Oui, il est déjà très bon en français et en arabe, mais il peut être adapté pour la darija ou l’amazigh. C’est là que ces derniers modèles deviennent intéressants : la taille de GPT-5 change la donne. Il ne se contente plus de modéliser les langues séparément. À l’intérieur du modèle, on trouve un raisonnement logique indépendant de la langue. Ce n’est qu’aux dernières étapes que cette «pensée sans langue» est traduite en darija, en amazigh ou en toute autre langue. Concrètement, cela veut dire qu’entraîner GPT-5 sur des problèmes en français, en anglais ou même en chinois améliore aussi ses performances en darija ou en amazigh. Les pertes de performance qu’on observait autrefois sur des langues moins représentées commencent donc à s’estomper. Ces modèles GPT-5 devront néanmoins être adaptés dans des versions localisées. Parce qu’une IA qui comprend vraiment la culture, les expressions et le quotidien des citoyens, c’est une IA qui a de la valeur.

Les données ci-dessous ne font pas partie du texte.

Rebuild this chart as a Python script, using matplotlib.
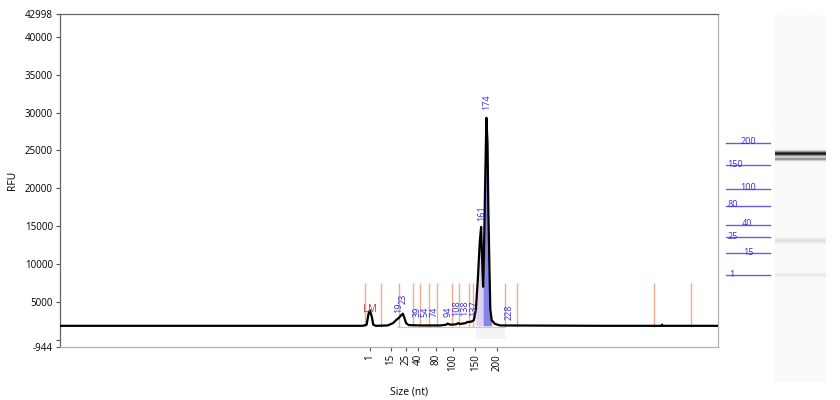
import numpy as np
import matplotlib
matplotlib.use("Agg")
import matplotlib.pyplot as plt

plt.rcParams['font.family'] = ['Open Sans', 'DejaVu Sans']

# ---- data (x = migration position, arbitrary units 0..100) ----
trace_x = [0.15, 46.0, 46.6, 46.9, 47.1, 47.4, 47.6, 48.0, 49.8, 50.6, 51.2, 51.5,
           51.8, 52.1, 52.3, 52.6, 53.0, 54.7, 57.8, 58.7, 58.9, 59.3, 60.2, 60.5,
           60.8, 61.6, 61.9, 62.5, 62.9, 63.2, 63.5, 63.8, 64.0, 64.1, 64.3, 64.4,
           64.6, 64.8, 64.97, 65.1, 65.3, 65.4, 65.6, 66.1, 66.9, 82.4, 91.4, 91.5,
           91.6, 100.0]
trace_y = [1850, 1850, 2000, 3500, 3900, 3000, 2000, 1850, 1900, 2200, 2700, 2900,
           3200, 3450, 3000, 2200, 1950, 1900, 1900, 2000, 2150, 2000, 2050, 2200,
           2100, 2200, 2350, 2400, 2600, 4000, 8000, 13000, 14900, 12000, 7000, 10000,
           20000, 29300, 26000, 17000, 8000, 4000, 2600, 2100, 1900, 1850, 1850, 2000,
           1850, 1850]

ladder_sizes = ['1', '15', '25', '40', '80', '100', '150', '200']
ladder_pos = [47.1, 50.3, 52.6, 54.4, 57.2, 59.7, 63.1, 66.4]

marker_lines = [46.35, 48.74, 51.47, 53.65, 54.71, 56.08, 57.25, 59.57, 60.64,
                62.11, 62.77, 67.63, 69.45, 90.27, 95.90]

peak_labels = ['19', '23', '39', '54', '74', '94', '108', '138', '137', '161', '174', '228']
peak_x = [51.45, 52.1, 54.26, 55.5, 56.85, 58.9, 60.3, 61.5, 62.8, 64.15, 64.9, 68.25]
peak_label_y = [3540, 4700, 3015, 3015, 3015, 3015, 3150, 3150, 3150, 15700, 30300, 2620]

lm_x, lm_y = 47.1, 4070

y_ticks = [42998, 40000, 35000, 30000, 25000, 20000, 15000, 10000, 5000, 0, -944]
y_tick_labels = ['42998', '40000', '35000', '30000', '25000', '20000', '15000',
                 '10000', '5000', '', '-944']

# gel bands: position (migration units), darkness (0..1), width
band_pos = [64.8, 64.0, 52.1, 47.1]
band_dark = [0.92, 0.45, 0.10, 0.08]
band_width = [0.22, 0.15, 0.25, 0.15]

# ---- figure ----
fig = plt.figure(figsize=(8.4, 4.0), dpi=100)
ax = fig.add_axes([60 / 840, 1 - 347 / 400, 658 / 840, 333 / 400])

tx = np.array(trace_x)
ty = np.array(trace_y)

# marker lines
ax.vlines(marker_lines, 1700, 7500, colors='#f2a98a', lw=1.0, zorder=1)
ax.hlines(1750, 51.2, 67.63, colors='#f5b8a8', lw=0.8, zorder=1)

# faint region under main peak
ax.fill_between([63.2, 67.63], -944 + 1000, 1750, color='#f4f4f6', zorder=0, lw=0)

# peak shading
m1 = (tx >= 63.2) & (tx <= 64.3)
ax.fill_between(tx[m1], 1850, ty[m1], color='#dcc6ee', alpha=0.8, lw=0, zorder=2)
m2 = (tx >= 64.3) & (tx <= 65.6)
ax.fill_between(tx[m2], 1850, ty[m2], color='#5c5ce0', alpha=0.75, lw=0, zorder=2)

ax.plot(tx, ty, color='black', lw=1.6, zorder=3)

for lab, x, y in zip(peak_labels, peak_x, peak_label_y):
    ax.text(x, y, lab, rotation=90, ha='center', va='bottom', color='#3030e0',
            fontsize=6.5, zorder=4)
ax.text(lm_x, lm_y, 'LM', color='#e03030', fontsize=7, ha='center', va='center', zorder=4)

ax.set_xlim(0, 100)
ax.set_ylim(-944, 42998)
ax.set_yticks(y_ticks)
ax.set_yticklabels(y_tick_labels, fontsize=7)
ax.set_xticks(ladder_pos)
ax.set_xticklabels(ladder_sizes, rotation=90, fontsize=7)
ax.tick_params(axis='both', length=3, width=0.8, color='#555555', pad=2)
ax.set_ylabel('RFU', fontsize=7.5)
ax.set_xlabel('Size (nt)', fontsize=7.5)
ax.yaxis.set_label_coords(-0.0635, 0.5)
ax.xaxis.set_label_coords(0.53, -0.12)
for s in ['left', 'top']:
    ax.spines[s].set_color('#666666')
for s in ['right', 'bottom']:
    ax.spines[s].set_color('#b0b0b0')
for s in ax.spines.values():
    s.set_linewidth(0.9)

# ---- gel panel ----
gx0, gx1 = 722, 830
gax = fig.add_axes([gx0 / 840, 1 - 382 / 400, (gx1 - gx0) / 840, (382 - 15) / 400])
u_top, u_bot = 84.96, 31.54
gax.set_xlim(0, 1)
gax.set_ylim(u_bot, u_top)
gax.axis('off')

ys = np.linspace(u_bot, u_top, 800)
col = np.full_like(ys, 0.02)
for p, d, w in zip(band_pos, band_dark, band_width):
    col = col + d * np.exp(-0.5 * ((ys - p) / w) ** 2)
col = np.clip(col, 0, 1)
img = np.repeat((1 - col)[:, None], 10, axis=1)
lx0 = (775 - gx0) / (gx1 - gx0)
lx1 = (826 - gx0) / (gx1 - gx0)
gax.imshow(img, cmap='gray', vmin=0, vmax=1, aspect='auto', origin='lower',
           extent=[lx0, lx1, u_bot, u_top], interpolation='bilinear')

l0 = (726 - gx0) / (gx1 - gx0)
l1 = (770 - gx0) / (gx1 - gx0)
label_x = [732, 748, 733, 747, 733, 748, 735, 748]
for lab, p, lxp in zip(ladder_sizes, ladder_pos, label_x):
    gax.plot([l0, l1], [p, p], color='#6060e0', lw=1.0)
    gax.text((lxp - gx0) / (gx1 - gx0), p + 0.15, lab, color='#3030e0', fontsize=6.5,
             ha='center', va='center')

fig.savefig('out.png', dpi=100)
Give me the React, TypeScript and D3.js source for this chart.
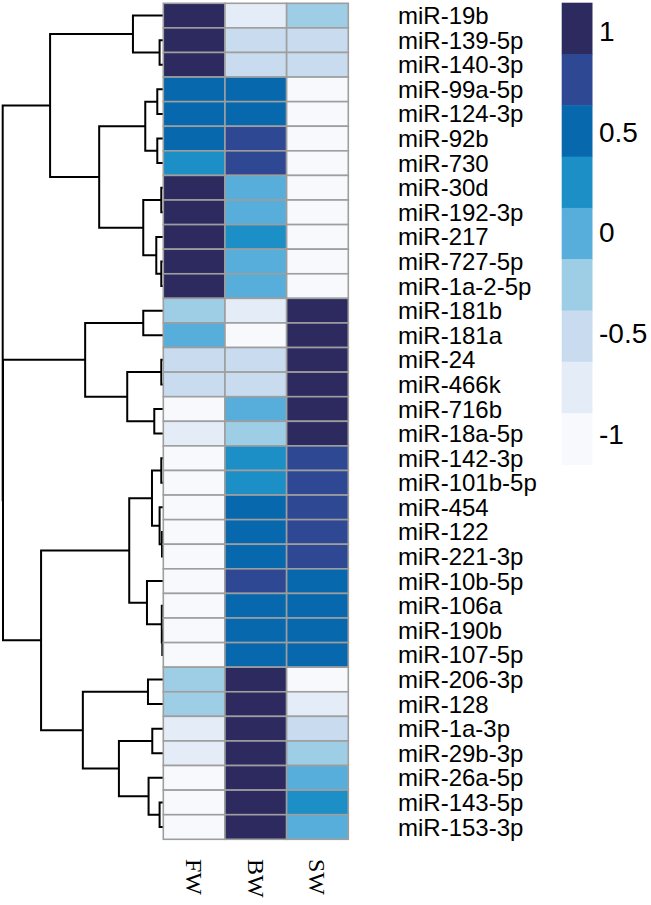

On entend aussi parler des « agents autonomes», des IA capables d’agir presque seuls. Est-ce que GPT-5 va dans ce sens ?
Oui, GPT-5 ouvre la voie, mais il n’est pas le seul. On assiste à une tendance de fond : les grands modèles deviennent plus proactifs, capables de planifier des actions, d’utiliser des outils externes et de réaliser des tâches complètes. GPT-5 illustre bien cette évolution : grâce à ses capacités de raisonnement, il peut enchaîner plusieurs actions complexes comme réserver un week-end à Rabat en bloquant l’hôtel, les activités et les restaurants. La réduction des hallucinations renforce aussi la fiabilité du modèle, levant ainsi l’un des principaux freins à l’adoption de l’IA générative en entreprise. GPT-5, et plus encore ses successeurs vont permettre d’ancrer durablement les agents autonomes dans les pratiques professionnelles et la vie quotidienne. Ce qui compte désormais, c’est la manière dont nous encadrons cette évolution pour qu’elle reste au service de l’humain.

Pour conclure, si vous deviez résumer l’enjeu de GPT-5 pour le Maroc?
Je dirais que GPT-5 illustre une dynamique mondiale mais ce n’est qu’un jalon. Le vrai enjeu pour le Maroc, c’est de suivre cette trajectoire et de se donner les moyens de tirer profit non seulement de GPT-5 mais aussi des modèles qui viendront ensuite. Cela suppose une vision nationale, des investissements dans l’éducation, la recherche et les infrastructures. Si on prend ce virage, on pourra être acteur de cette révolution plutôt que simple spectateur.